The system and method of Harris, however, requires that the transaction approval request be verified by the card-holder, i.e., approval is sent to the merchant only after the transaction approval request is verified by the card-holder. This places the card-holder in the transaction approval process for each transaction and increases transaction processing time.
In addition, Harris discloses automatic verification of a transaction approval request if pre-verification criteria are met. For example, at column 4, line 62-column 5, line 31, Harris discloses a system and method for pre-verifying certain transactions. According to Harris, the authorization module compares the transaction approval request with the pre-verification criteria and automatically verifies the transaction approval request if the pre-verification criteria are met.
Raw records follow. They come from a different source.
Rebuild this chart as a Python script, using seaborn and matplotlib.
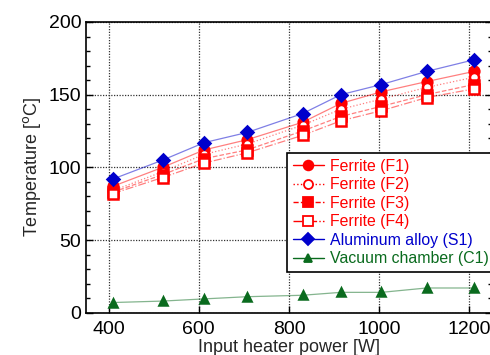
import matplotlib
matplotlib.use("Agg")
import matplotlib.pyplot as plt
import seaborn as sns
import pandas as pd
from matplotlib.lines import Line2D
from matplotlib.ticker import MultipleLocator

power = [410, 520, 612, 707, 830, 915, 1005, 1105, 1210]
f1 = [87, 100, 112, 119, 131, 144, 152, 159, 166]
f2 = [84, 97, 109, 116, 129, 140, 147, 155, 162]
f3 = [83, 95, 106, 112, 125, 135, 142, 150, 157]
f4 = [82, 93, 103, 110, 122, 132, 139, 148, 154]
s1 = [92, 105, 117, 124, 137, 150, 157, 166, 174]
c1 = [7, 8, 9.5, 11, 12, 14, 14, 17, 17]

names = ["Ferrite (F1)", "Ferrite (F2)", "Ferrite (F3)", "Ferrite (F4)",
         "Aluminum alloy (S1)", "Vacuum chamber (C1)"]
series = [f1, f2, f3, f4, s1, c1]

sns.set_style("ticks")
plt.rcParams['font.family'] = ['Liberation Sans', 'DejaVu Sans']

red = "#ff0000"
blue = "#0000cc"
green = "#0a6b1e"
styles = [
    dict(color=red, ls="-", marker="o", mfc=red, mec=red, ms=7),
    dict(color=red, ls=":", marker="o", mfc="white", mec=red, ms=6.5),
    dict(color=red, ls="--", marker="s", mfc=red, mec=red, ms=6.5),
    dict(color=red, ls="-.", marker="s", mfc="white", mec=red, ms=6.5),
    dict(color=blue, ls="-", marker="D", mfc=blue, mec=blue, ms=6),
    dict(color=green, ls="-", marker="^", mfc=green, mec=green, ms=6),
]

fig = plt.figure(figsize=(4.9, 3.55), dpi=100)
ax = fig.add_axes([86/490, (355-312.7)/355, (492-86)/490, (312.7-22)/355])

handles = []
for name, vals, st in zip(names, series, styles):
    df = pd.DataFrame({"x": power, "y": vals})
    sns.lineplot(data=df, x="x", y="y", ax=ax, color=st["color"], linestyle=st["ls"],
                 linewidth=0.9, alpha=0.5, legend=False)
    ax.plot(df["x"], df["y"], linestyle="none", marker=st["marker"], ms=st["ms"],
            mfc=st["mfc"], mec=st["mec"], mew=1.8, zorder=3)
    handles.append(Line2D([], [], color=st["color"], linestyle=st["ls"], linewidth=1.0,
                          marker=st["marker"], ms=st["ms"], mfc=st["mfc"],
                          mec=st["mec"], mew=1.3))

ax.set_xlim(350, 1250)
ax.set_ylim(0, 200)
ax.xaxis.set_major_locator(MultipleLocator(200))
ax.yaxis.set_major_locator(MultipleLocator(50))
ax.yaxis.set_minor_locator(MultipleLocator(10))
ax.tick_params(axis="both", which="both", direction="in", right=True, top=False,
               labelsize=14, colors="black")
ax.tick_params(axis="both", which="major", length=5, width=1)
ax.tick_params(axis="y", which="minor", length=3, width=1)
ax.tick_params(axis="x", which="major", pad=6)
for sp in ax.spines.values():
    sp.set_visible(True)
    sp.set_color("black")
    sp.set_linewidth(1.2)
ax.grid(True, which="major", color="#333333", linestyle=(0, (1, 1.2)), linewidth=0.9)
ax.set_axisbelow(True)

ax.set_xlabel("Input heater power [W]", fontsize=13, labelpad=1)
ax.set_ylabel("Temperature [$^{\\mathrm{o}}$C]", fontsize=13, labelpad=4)

leg = ax.legend(handles, names, loc="upper left", bbox_to_anchor=(0.495, 0.548),
                frameon=True, fancybox=False, framealpha=1, edgecolor="black",
                fontsize=11.4, handlelength=2.0, handletextpad=0.35, labelspacing=0.22,
                borderpad=0.35, borderaxespad=0)
leg.get_frame().set_linewidth(1.2)
for txt, st in zip(leg.get_texts(), styles):
    txt.set_color(st["color"])

fig.savefig("out.png", dpi=100)
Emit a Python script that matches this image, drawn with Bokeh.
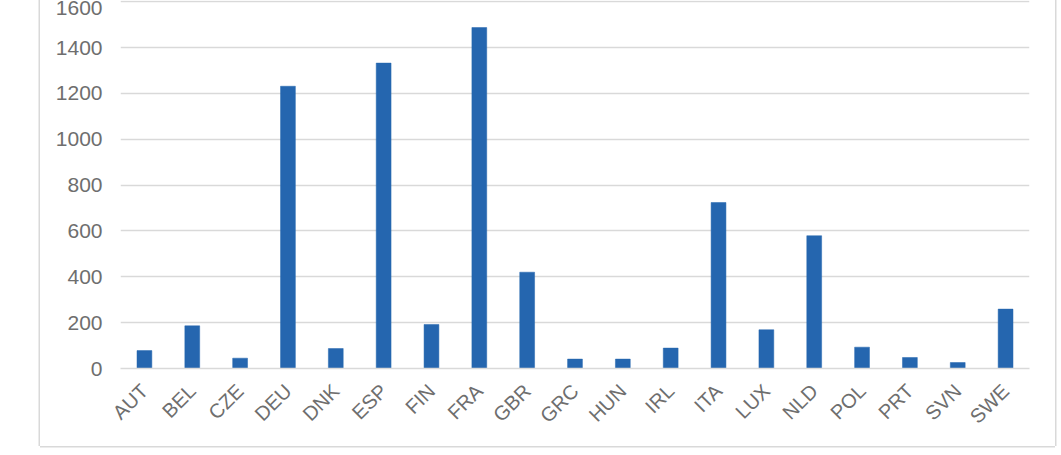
from bokeh.plotting import figure
from bokeh.models import ColumnDataSource, FactorRange, Range1d, FixedTicker
from bokeh.embed import file_html
from bokeh.resources import INLINE
import math

countries = ["AUT", "BEL", "CZE", "DEU", "DNK", "ESP", "FIN", "FRA", "GBR", "GRC",
             "HUN", "IRL", "ITA", "LUX", "NLD", "POL", "PRT", "SVN", "SWE"]
values = [78, 186, 45, 1231, 87, 1332, 192, 1487, 420, 41,
          41, 89, 724, 169, 579, 93, 48, 26, 259]
y_ticks = [0, 200, 400, 600, 800, 1000, 1200, 1400, 1600]

BAR = "#2566AF"
GRID = "#D9D9D9"
TEXT = "#6E6E6E"

src = ColumnDataSource(data=dict(x=countries, top=values))

p = figure(width=1015, height=446, output_backend="svg", toolbar_location=None,
           x_range=FactorRange(factors=countries, range_padding=0),
           y_range=Range1d(0, 1605),
           min_border_left=80, min_border_right=26, min_border_top=0, min_border_bottom=78,
           styles={"margin-left": "40px",
                   "box-shadow": "0 1.5px 0 0 #D9D9D9, -1.5px 0 0 0 #D9D9D9, 1.5px 0 0 0 #D9D9D9"})

p.vbar(x="x", top="top", width=0.31, source=src, fill_color=BAR, line_color=BAR, line_width=0.5)

p.outline_line_color = None
p.xgrid.grid_line_color = None
p.ygrid.grid_line_color = GRID
p.ygrid.grid_line_width = 1.5
p.yaxis.ticker = FixedTicker(ticks=y_ticks)

p.yaxis.axis_line_color = None
p.yaxis.major_tick_line_color = None
p.yaxis.minor_tick_line_color = None
p.yaxis.major_tick_out = 0
p.yaxis.major_label_standoff = 18
p.yaxis.major_label_text_font = "Liberation Sans"
p.yaxis.major_label_text_font_size = "21px"
p.yaxis.major_label_text_color = TEXT

p.xaxis.axis_line_color = GRID
p.xaxis.axis_line_width = 1.5
p.xaxis.major_tick_line_color = None
p.xaxis.major_tick_out = 0
p.xaxis.major_label_orientation = math.pi / 4
p.xaxis.major_label_standoff = 19
p.xaxis.major_label_text_font = "Liberation Sans"
p.xaxis.major_label_text_font_size = "20px"
p.xaxis.major_label_text_color = TEXT

open("out.html", "w").write(file_html(p, INLINE))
Harris also discloses, at column 9, line 65-column 10, line 4, that Verification Pending Queue (VPQ) 228 provides storage for pending TARs awaiting verification by card-holder 102 and that TARs remain in VPQ 228 until verified, denied, or until the lapse of a predetermined time period. Further, FIG. 14 of Harris illustrates that if in fifth step 809, the pre-verification requirements are not satisfied, then in a sixth step 810, authorization module 226A transfers the associated TAR record to VPQ 228 (which provides storage until card holder disposition, as discussed above). Accordingly, the system and method of Harris pre-verify TARs, then provide two options: 1.) the TAR is either approved when the pre-verification criteria are satisfied; or 2.) the TAR is directed to the VPQ for further verification by the card holder when the pre-verification criteria are not satisfied. As such, the final disposition of a non-pre-verified TAR is delayed, while the TAR is stored in the VPQ, until the card holder has the opportunity to verify the TAR. Further, by storing non-pre-verified TARs, the potential for a breach in the security of the stored TARs is significantly increased.